The behavioural aspects deal mainly with the project team members. Interaction as a team and their contracts outside the project become a part of the process. Areas of motivation, conflict resolution, communicating, and team building become important part of this type of management. A concerted effort is needed in this area since the project is relatively short in duration and dynamic in nature.

  1. Contract/ Procurement Management:

    Contract/procurement management is the function through which resources including people, plant, equipment and material “are acquired for the project in order to produce the end product. Formal negotiations usually result in a written document called a contract. Knowledge is vital to this area of management because of the many different types of contracts that are required for project completion and success. The fundamental areas of knowledge include initiation and evaluation of contracts, negotiation and administration of contracts.
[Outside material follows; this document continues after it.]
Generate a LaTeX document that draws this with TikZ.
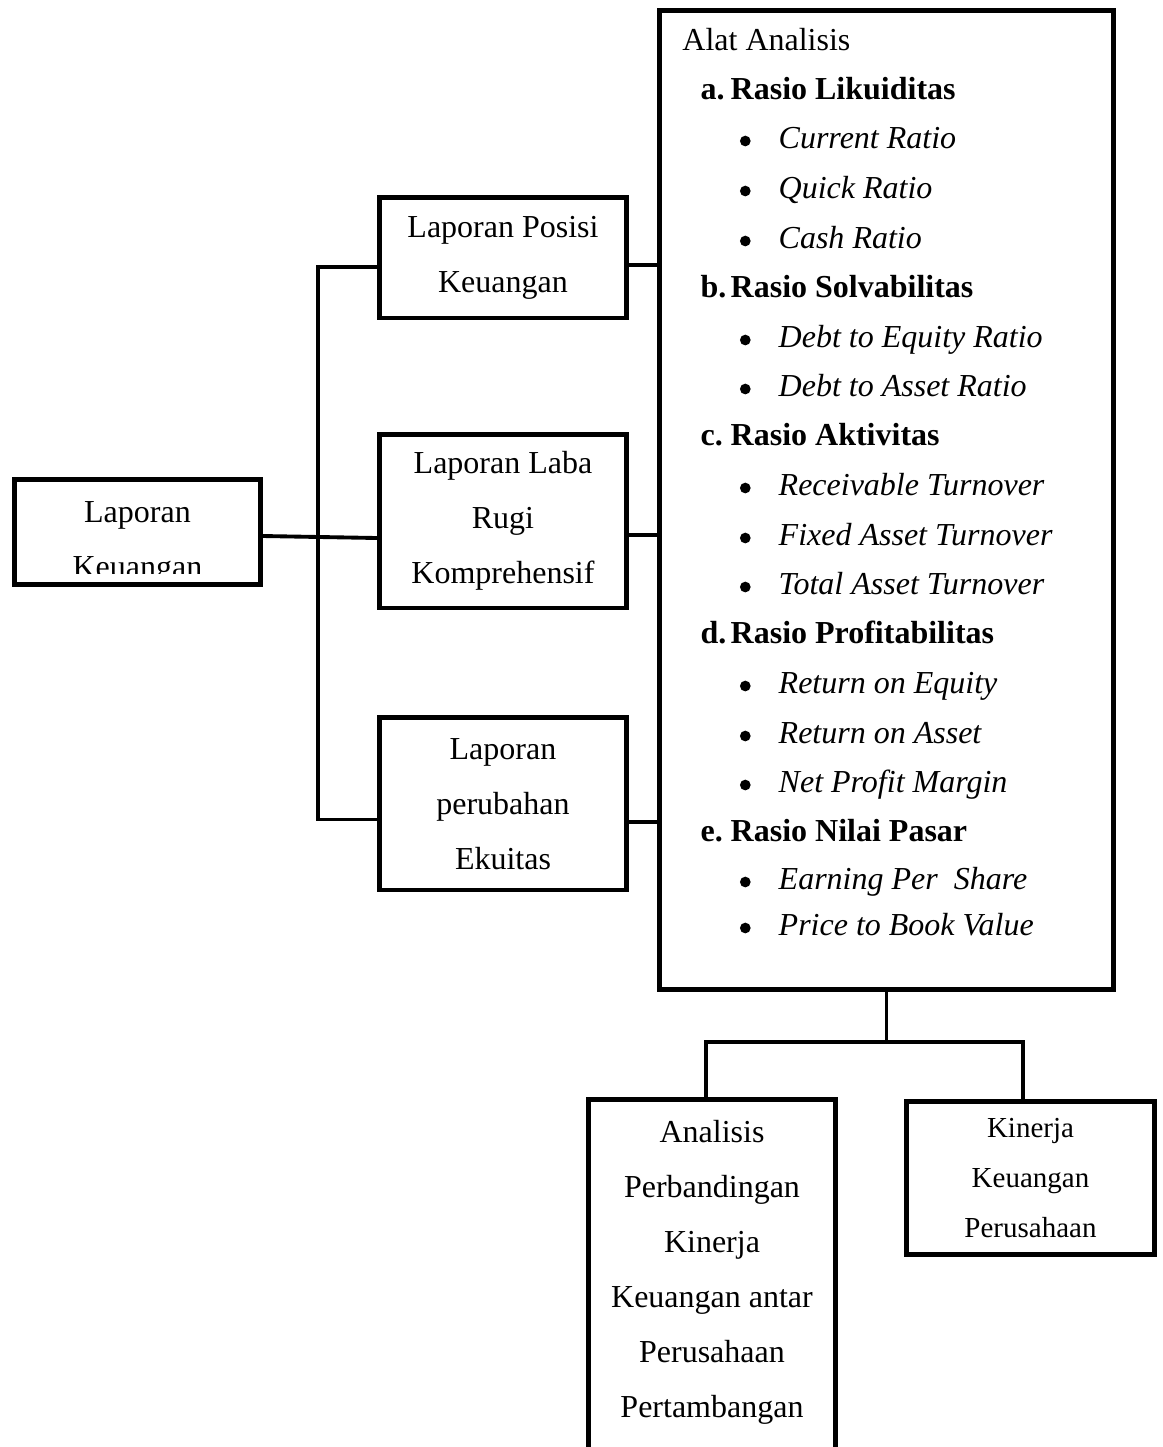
\documentclass[tikz,border=0pt]{standalone}
\usepackage{fontspec}
\setmainfont{Liberation Serif}
\usepackage{tikz}

\begin{document}
\begin{tikzpicture}[x=0.01cm, y=-0.01cm,
    box/.style={draw=black, line width=1.4pt, align=center, inner sep=0pt, font=\fontsize{9.1}{15.65}\selectfont},
    link/.style={line width=1.1pt},
    txt/.style={inner sep=0pt, font=\fontsize{9.1}{15.65}\selectfont},
    head/.style={anchor=base west, inner sep=0pt, font=\fontsize{9.1}{15.65}\selectfont\bfseries},
    item/.style={anchor=base west, inner sep=0pt, font=\fontsize{9.1}{15.65}\selectfont\itshape},
    dot/.style={circle, fill=black, inner sep=0pt, minimum size=0.107cm}]
            \useasboundingbox (0,0) rectangle (1163,1447);

            % laporan keuangan
            \node[box, minimum width=2.46cm, minimum height=1.045cm] (lk) at (137.5,532) {};
            \begin{scope}
                \clip (17,483) rectangle (258,573);
                \node[txt, anchor=base] (lkt1) at (137.5,522) {Laporan};
                \node[txt, anchor=base] (lkt2) at (137.5,577) {Keuangan};
            \end{scope}

            \node[box, minimum width=2.47cm, minimum height=1.205cm] (lpk) at (503,257.7) {Laporan Posisi\\Keuangan};
            \node[box, minimum width=2.47cm, minimum height=1.735cm] (llr) at (503,521.2) {Laporan Laba\\Rugi\\Komprehensif};
            \node[box, minimum width=2.47cm, minimum height=1.725cm] (lpe) at (503,803.7) {Laporan\\perubahan\\Ekuitas};

            % alat analisis
            \node[box, minimum width=4.54cm, minimum height=9.785cm] (big) at (886.5,500.2) {};
            \node[txt, anchor=base west] (title) at (681.7,50) {Alat Analisis};

            \node[head] (ha) at (700,99) {a.};
            \node[head] (hat) at (730,99) {Rasio Likuiditas};
            \node[dot] (d1) at (745.3,141) {};
            \node[item] (i1) at (778,148) {Current Ratio};
            \node[dot] (d2) at (745.3,191) {};
            \node[item] (i2) at (778,198) {Quick Ratio};
            \node[dot] (d3) at (745.3,241) {};
            \node[item] (i3) at (778,248) {Cash Ratio};

            \node[head] (hb) at (700,297) {b.};
            \node[head] (hbt) at (730,297) {Rasio Solvabilitas};
            \node[dot] (d4) at (745.3,340) {};
            \node[item] (i4) at (778,347) {Debt to Equity Ratio};
            \node[dot] (d5) at (745.3,389) {};
            \node[item] (i5) at (778,396) {Debt to Asset Ratio};

            \node[head] (hc) at (700,445) {c.};
            \node[head] (hct) at (730,445) {Rasio Aktivitas};
            \node[dot] (d6) at (745.3,488) {};
            \node[item] (i6) at (778,495) {Receivable Turnover};
            \node[dot] (d7) at (745.3,538) {};
            \node[item] (i7) at (778,545) {Fixed Asset Turnover};
            \node[dot] (d8) at (745.3,587) {};
            \node[item] (i8) at (778,594) {Total Asset Turnover};

            \node[head] (hd) at (700,643) {d.};
            \node[head] (hdt) at (730,643) {Rasio Profitabilitas};
            \node[dot] (d9) at (745.3,686) {};
            \node[item] (i9) at (778,693) {Return on Equity};
            \node[dot] (d10) at (745.3,736) {};
            \node[item] (i10) at (778,743) {Return on Asset};
            \node[dot] (d11) at (745.3,785) {};
            \node[item] (i11) at (778,792) {Net Profit Margin};

            \node[head] (he) at (700,841) {e.};
            \node[head] (het) at (730,841) {Rasio Nilai Pasar};
            \node[dot] (d12) at (745.3,882) {};
            \node[item] (i12) at (778,889) {Earning Per\ \ Share};
            \node[dot] (d13) at (745.3,928) {};
            \node[item] (i13) at (778,935) {Price to Book Value};

            % hasil
            \node[box, minimum width=2.47cm, minimum height=3.8cm] (ap) at (712,1290) {};
            \node[txt, align=center] (apt) at (712,1272) {Analisis\\Perbandingan\\Kinerja\\Keuangan antar\\Perusahaan\\Pertambangan};
            \node[box, minimum width=2.48cm, minimum height=1.525cm, font=\fontsize{8.25}{14.23}\selectfont] (kk) at (1030.5,1178.2) {Kinerja\\Keuangan\\Perusahaan};

            % garis
            \coordinate (bt) at (318,267);
            \coordinate (bb) at (318,819.5);
            \draw[link] (lpk.west |- bt) -- (bt) -- (bb) -- (lpe.west |- bb);
            \draw[link] (lk.east |- 0,536) -- (llr.west |- 0,538);

            \draw[link] (lpk.east |- 0,265) -- (big.west |- 0,265);
            \draw[link] (llr.east |- 0,535) -- (big.west |- 0,535);
            \draw[link] (lpe.east |- 0,822) -- (big.west |- 0,822);

            \coordinate (hl) at (706,1042);
            \coordinate (hr) at (1023,1042);
            \draw[link] (big.south) -- (big.south |- hl);
            \draw[link] (ap.north -| hl) -- (hl) -- (hr) -- (kk.north -| hr);
\end{tikzpicture}
\end{document}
It is also essential to understand the different social, political, legal, and functional involvement entangled in contract procurement management.

  2. Communicating Management:

    Communication management is the proper organization and control of information transmitted by, whatever means to satisfy the needs of the project. It includes the processes of transmitting, filtering, receiving and interpreting or understanding information using appropriate skills according to the application in the project environment. Successful project management must have a Communications network. Proper communication to the upper management, project team, and to others rely heavily on the ability to breakdown communications that are not clear and convey unfamiliar technical languages.